Он сел на диван.
– Надо поговорить.
Данила молчал.
– Я не сержусь на тебя. Ты это запомни. – Москалев вздохнул. Трудно-то как, а? Был бы он солдат-новобранец, было бы легче во сто крат. И слова бы нашлись тут же подходящие. А тут ведь малец, двенадцать лет всего, сын… мой сын… моя кровь… – Я не сержусь. А мать – ты же видишь, она извелась вся. И эта еще беда с тетей Надей. Ты понять должен, что… В общем, поговорим, сын, серьезно.
– Я ничего не помню. – Данила смотрел в окно.
– Я твой отец и должен понять. Тебе что, плохо здесь было – со мной, с матерью?
Как от стенки горох. Никакой реакции. Или, может, подход неправильный?
– Столько людей занятых, взрослых, у которых дел невпроворот, из-за тебя все бросили, поисками твоими занялись. Ты это понимаешь? В какое положение ты меня поставил? А когда ты вернулся…
– Не надо было возвращаться.
Москалев вздрогнул. Или ему показалось? Эту фразу произнес не Данила, а кто-то совсем другой, незнакомый.
– Это что еще за новости? Я тебя спрашиваю: тебе тут что, плохо с нами? Может, в школе что? Ты в Питер хотел вернуться? Но это же блажь, ребячество. А ты уже взрослый парень, мужик. Это дошкольник нюни распускает по каждому пустяку, а ты-то уже вон какой вымахал. Скоро в училище военное будешь поступать.

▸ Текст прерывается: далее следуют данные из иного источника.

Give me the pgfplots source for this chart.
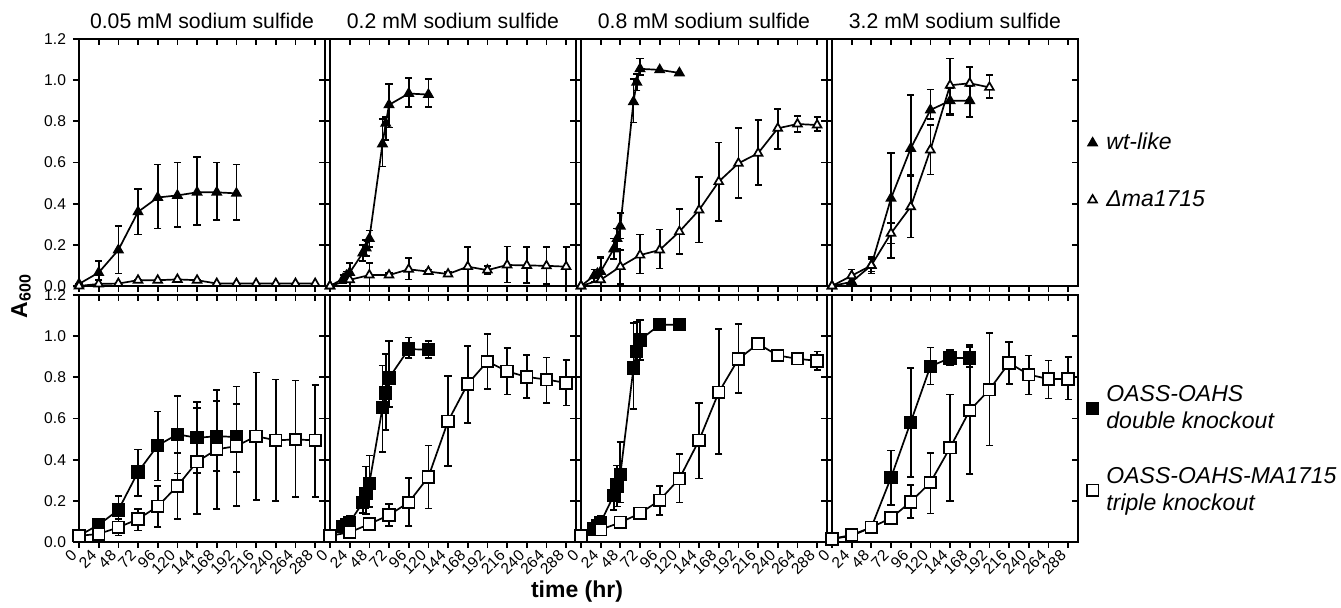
\documentclass[border=0pt]{standalone}
\usepackage{pgfplots}
\pgfplotsset{compat=1.18}
\usepackage{pgfplotstable}
\usepgfplotslibrary{groupplots}
\usepackage{fontspec}
\setmainfont{Liberation Sans}

% columns: time, A600, error up, error down
\pgfplotstableread{
t a ep em
0 0.01 0 0
24 0.065 0.055 0.035
48 0.175 0.115 0.115
72 0.36 0.11 0.11
96 0.43 0.16 0.15
120 0.44 0.16 0.155
144 0.455 0.17 0.16
168 0.455 0.145 0.135
192 0.45 0.14 0.13
}\wtA
\pgfplotstableread{
t a ep em
0 0.0 0 0
24 0.01 0 0
48 0.012 0 0
72 0.028 0 0
96 0.028 0 0
120 0.032 0 0
144 0.028 0 0
168 0.012 0 0
192 0.012 0 0
216 0.012 0 0
240 0.012 0 0
264 0.012 0 0
288 0.012 0 0
}\dmA
\pgfplotstableread{
t a ep em
0 0.0 0 0
16 0.035 0.02 0.02
20 0.05 0.02 0.02
24 0.065 0.045 0.03
40 0.16 0.04 0.04
44 0.185 0.04 0.04
48 0.23 0.04 0.04
64 0.69 0.12 0.11
68 0.79 0.03 0.08
72 0.88 0.1 0.11
96 0.935 0.075 0.065
120 0.93 0.075 0.06
}\wtB
\pgfplotstableread{
t a ep em
0 0 0 0
24 0.03 0.08 0.03
48 0.053 0.06 0.05
72 0.053 0.01 0.01
96 0.081 0.055 0.05
120 0.07 0.01 0.01
144 0.058 0.01 0.01
168 0.094 0.095 0.094
192 0.077 0.02 0.02
216 0.102 0.09 0.085
240 0.10 0.09 0.085
264 0.098 0.09 0.09
288 0.094 0.095 0.094
}\dmB
\pgfplotstableread{
t a ep em
0 0 0 0
16 0.05 0.03 0.03
20 0.06 0.02 0.02
24 0.07 0.065 0.05
40 0.18 0.05 0.05
44 0.23 0.05 0.05
48 0.29 0.065 0.06
64 0.895 0.11 0.10
68 0.99 0.04 0.04
72 1.055 0.05 0.03
96 1.05 0 0
120 1.035 0 0
}\wtC
\pgfplotstableread{
t a ep em
0 0 0 0
24 0.03 0.11 0.03
48 0.094 0.08 0.085
72 0.15 0.1 0.09
96 0.175 0.1 0.09
120 0.264 0.11 0.11
144 0.369 0.16 0.157
168 0.507 0.19 0.19
192 0.596 0.17 0.17
216 0.645 0.16 0.155
240 0.766 0.095 0.1
264 0.787 0.04 0.04
288 0.782 0.04 0.03
}\dmC
\pgfplotstableread{
t a ep em
0 0 0 0
24 0.02 0.02 0.02
48 0.10 0.04 0.04
72 0.426 0.22 0.29
96 0.668 0.26 0.13
120 0.855 0.1 0.045
144 0.90 0.06 0.07
168 0.90 0.07 0.08
}\wtD
\pgfplotstableread{
t a ep em
0 0 0 0
24 0.05 0.03 0.03
48 0.10 0.03 0.03
72 0.256 0.05 0.05
96 0.385 0.15 0.15
120 0.661 0.12 0.12
144 0.975 0.13 0.14
168 0.985 0.08 0.08
192 0.965 0.06 0.05
}\dmD
\pgfplotstableread{
t a ep em
0 0.03 0 0
24 0.084 0.01 0.01
48 0.155 0.07 0.06
72 0.34 0.11 0.115
96 0.469 0.165 0.17
120 0.523 0.185 0.19
144 0.506 0.175 0.17
168 0.514 0.17 0.17
192 0.51 0.16 0.17
}\dkA
\pgfplotstableread{
t a ep em
0 0.03 0 0
24 0.039 0.01 0.01
48 0.071 0.04 0.04
72 0.111 0.05 0.055
96 0.173 0.1 0.1
120 0.272 0.16 0.16
144 0.39 0.26 0.255
168 0.45 0.29 0.29
192 0.466 0.29 0.29
216 0.514 0.31 0.31
240 0.494 0.295 0.295
264 0.498 0.287 0.28
288 0.494 0.27 0.275
}\tkA
\pgfplotstableread{
t a ep em
0 0.03 0 0
16 0.076 0.02 0.02
20 0.085 0.02 0.02
24 0.095 0.03 0.03
40 0.192 0.05 0.05
44 0.237 0.13 0.1
48 0.285 0.135 0.115
64 0.652 0.205 0.215
68 0.724 0.19 0.18
72 0.797 0.18 0.14
96 0.937 0.056 0.043
120 0.934 0.043 0.04
}\dkB
\pgfplotstableread{
t a ep em
0 0.03 0 0
24 0.047 0.02 0.02
48 0.087 0.02 0.02
72 0.131 0.053 0.055
96 0.192 0.12 0.116
120 0.316 0.153 0.153
144 0.587 0.218 0.218
168 0.768 0.185 0.19
192 0.877 0.134 0.133
216 0.829 0.113 0.113
240 0.802 0.108 0.102
264 0.789 0.108 0.113
288 0.773 0.112 0.11
}\tkB
\pgfplotstableread{
t a ep em
0 0.03 0 0
16 0.063 0.02 0.02
20 0.079 0.02 0.02
24 0.095 0.03 0.03
40 0.227 0.08 0.07
44 0.272 0.1 0.1
48 0.329 0.156 0.137
64 0.845 0.218 0.2
68 0.926 0.144 0.056
72 0.982 0.098 0.097
96 1.055 0 0
120 1.055 0 0
}\dkC
\pgfplotstableread{
t a ep em
0 0.03 0 0
24 0.06 0.015 0.015
48 0.095 0.015 0.015
72 0.139 0.015 0.015
96 0.203 0.069 0.072
120 0.308 0.118 0.116
144 0.494 0.182 0.186
168 0.727 0.307 0.301
192 0.889 0.169 0.165
216 0.963 0.02 0.02
240 0.906 0.02 0.02
264 0.89 0.015 0.015
288 0.88 0.046 0.043
}\tkC
\pgfplotstableread{
t a ep em
0 0.015 0 0
24 0.03 0 0
48 0.071 0.01 0.01
72 0.313 0.132 0.133
96 0.582 0.263 0.266
120 0.853 0.092 0.088
144 0.894 0.04 0.035
168 0.894 0.064 0.044
}\dkD
\pgfplotstableread{
t a ep em
0 0.015 0 0
24 0.034 0 0
48 0.071 0.01 0.01
72 0.116 0.02 0.02
96 0.195 0.081 0.08
120 0.289 0.145 0.15
144 0.458 0.258 0.258
168 0.639 0.31 0.31
192 0.74 0.275 0.271
216 0.87 0.101 0.102
240 0.813 0.093 0.097
264 0.792 0.09 0.095
288 0.792 0.107 0.1
}\tkD

\pgfplotsset{
  ebars/.style={error bars/.cd, y dir=both, y explicit,
    error bar style={line width=0.85pt},
    error mark options={rotate=90, mark size=1.8pt, line width=0.85pt}},
  filledtri/.style={black, line width=0.85pt, mark=triangle*, mark size=2.5pt,
    mark options={solid, fill=black}, ebars},
  opentri/.style={black, line width=0.85pt, mark=triangle*, mark size=2.5pt,
    mark options={solid, fill=white}, ebars},
  filledsq/.style={black, line width=0.85pt, mark=square*, mark size=2.9pt,
    mark options={solid, fill=black}, ebars},
  opensq/.style={black, line width=0.85pt, mark=square*, mark size=2.9pt,
    mark options={solid, fill=white}, ebars},
  markonly/.style={legend image code/.code={\draw[##1, only marks] plot coordinates {(0pt,0pt)}; \path (-3pt,0pt) (4.5pt,0pt);}},
  % one-entry legend in a hidden axis, for the top-row key
  keyaxis/.style={hide axis, scale only axis, width=2pt, height=2pt,
    xmin=0, xmax=1, ymin=0, ymax=1, anchor=west, markonly,
    legend style={at={(0,0.5)}, anchor=west, draw=none, fill=none, inner sep=0pt,
      font=\itshape\fontsize{11.5}{13.5}\selectfont, cells={anchor=west, inner sep=1pt}}},
}
% ticks pointing down on top and left on the right side
\newcommand\innerticks{%
  \pgfplotsinvokeforeach{24,48,72,96,120,144,168,192,216,240,264,288}{\draw[line width=0.85pt] (axis cs:##1,1.2) -- ++(0pt,-3pt);}%
  \pgfplotsinvokeforeach{0.2,0.4,0.6,0.8,1.0}{\draw[line width=0.85pt] (axis cs:300,##1) -- ++(-3pt,0pt);}}

\begin{document}
\begin{tikzpicture}
\begin{groupplot}[
  group style={group size=4 by 2, horizontal sep=2.5pt, vertical sep=4.5pt,
    xticklabels at=edge bottom, yticklabels at=edge left},
  scale only axis, width=123pt, height=123.5pt,
  xmin=0, xmax=300, ymin=0, ymax=1.2,
  xtick={0,24,...,288}, ytick={0,0.2,0.4,0.6,0.8,1.0,1.2},
  tick align=outside, tick pos=left, major tick length=3pt,
  every tick/.style={black, line width=0.85pt},
  axis line style={line width=1.1pt},
  clip=false,
  table/x=t, table/y=a, table/y error plus=ep, table/y error minus=em,
  /pgf/number format/assume math mode=true,
  tick label style={font=\fontsize{7.8}{9}\selectfont},
  yticklabel style={/pgf/number format/.cd, fixed, fixed zerofill, precision=1},
  x tick label style={rotate=45, anchor=east},
  title style={font=\fontsize{10.6}{12}\selectfont, at={(0.5,1)}, anchor=base, yshift=-1pt},
]
\nextgroupplot[title={0.05 mM sodium sulfide}]
\addplot[filledtri] table {\wtA};
\addplot[opentri] table {\dmA};
\innerticks
\nextgroupplot[title={0.2 mM sodium sulfide}]
\addplot[filledtri] table {\wtB};
\addplot[opentri] table {\dmB};
\innerticks
\nextgroupplot[title={0.8 mM sodium sulfide}]
\addplot[filledtri] table {\wtC};
\addplot[opentri] table {\dmC};
\innerticks
\nextgroupplot[title={3.2 mM sodium sulfide}]
\addplot[filledtri] table {\wtD};
\addplot[opentri] table {\dmD};
\innerticks
\nextgroupplot
\addplot[filledsq] table {\dkA};
\addplot[opensq] table {\tkA};
\innerticks
\nextgroupplot
\addplot[filledsq] table {\dkB};
\addplot[opensq] table {\tkB};
\innerticks
\nextgroupplot
\addplot[filledsq] table {\dkC};
\addplot[opensq] table {\tkC};
\innerticks
\nextgroupplot[markonly,
  legend style={at={(1.03,0.375)}, anchor=west, draw=none, fill=none, inner sep=0pt,
    row sep=14pt, font=\itshape\fontsize{11.5}{13.5}\selectfont,
    cells={anchor=west, align=left, inner sep=1pt}}]
\addplot[filledsq] table {\dkD};
\addlegendentry{OASS-OAHS\\double knockout}
\addplot[opensq] table {\tkD};
\addlegendentry{OASS-OAHS-MA1715\\triple knockout}
\innerticks
\end{groupplot}
\coordinate (k1) at ([xshift=3.7pt, yshift=9.75pt]group c4r1.east);
\coordinate (k2) at ([xshift=3.7pt, yshift=-18.75pt]group c4r1.east);
\begin{axis}[keyaxis, at={(k1)}]
\addlegendimage{black, line width=0.85pt, mark=triangle*, mark size=2.5pt, mark options={solid, fill=black}}
\addlegendentry{wt-like}
\end{axis}
\begin{axis}[keyaxis, at={(k2)}]
\addlegendimage{black, line width=0.85pt, mark=triangle*, mark size=2.5pt, mark options={solid, fill=white}}
\addlegendentry{Δma1715}
\end{axis}
\coordinate (O) at ([xshift=-39.5pt, yshift=19.5pt]group c1r1.north west);
\begin{scope}[shift={(O)}, x=0.5pt, y=-0.5pt]
\node[rotate=90, font=\bfseries\fontsize{11.5}{13.5}\selectfont] at (21,296) {A\textsubscript{600}};
\node[font=\bfseries\fontsize{11.5}{13.5}\selectfont] at (577,592) {time (hr)};
\pgfresetboundingbox
\path (0,0) rectangle (1341,608);
\end{scope}
\end{tikzpicture}
\end{document}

Ничего в ответ, никакого отклика.
– Будешь как я, как отец твой. Думаешь, мне легко было? Совсем нелегко, но я не распускался, у меня цель в жизни была. Знаешь, какая цель?
Данила, смотревший в окно, обернулся. Что-то мелькнуло в его глазах – искорка интереса.
– Когда война кругом, тогда проще, – сказал он.
– То есть?
– Проще, папа.
– Что ты хочешь этим сказать?
– Бросили гранаты в бункер… Ну в тот… ты знаешь… Столько крови сразу… И на ветках даже: помнишь, что на ветках висело, папа?
– В какой бункер?
– В тот… ты знаешь где, в горах.
Москалев почувствовал, как в горле у него внезапно пересохло. Он никогда не рассказывал дома ОБ ЭТОМ. Предположить, что сын слышал, подслушивал, когда они с Региной… Но он не рассказывал об этой спецоперации в Удагском районе даже жене и словом никогда об этом дома не обмолвился. Тяжелая операция, потери с обеих сторон – и в спецназе, и у боевиков… Они крови не боялись, но мы тоже… Если в таких делах крови бояться, то…
– Все проще. – Данила склонил голову на бок. – И мы всегда рядом.
– Что?
– КОГДА ЭТО БЫВАЕТ, МЫ ВСЕГДА РЯДОМ. МЫ ПРИХОДИМ ПОТОМ.
– Что ты болтаешь? – Москалев резко встал.
Голос сына, эта его странная фраза… этот блеск в его глазах…
– Когда нет войны, все по-другому.
– Что ты болтаешь?!
– Хочешь узнать, как было с той, что убирала тут за нами?
Регина с порога кухни наблюдала, как муж ее спускается по лестнице. Вот споткнулся… выпрямился…
– Что с тобой?
– Ничего. – Он ушел в гостиную.
Когда она вошла туда спустя пять минут, увидела его у бара с бутылкой коньяка.
– Надо показать его врачу, – хрипло сказал он.
– Витя, но я не…
– Психиатру. Я проконсультируюсь, найду дельного, понимающего. Но сначала я… я сам проверю.
Регина смотрела на мужа. Таким она, генеральская жена, не видела его никогда, ни во время штурма Грозного, ни во время боев в Дагестане.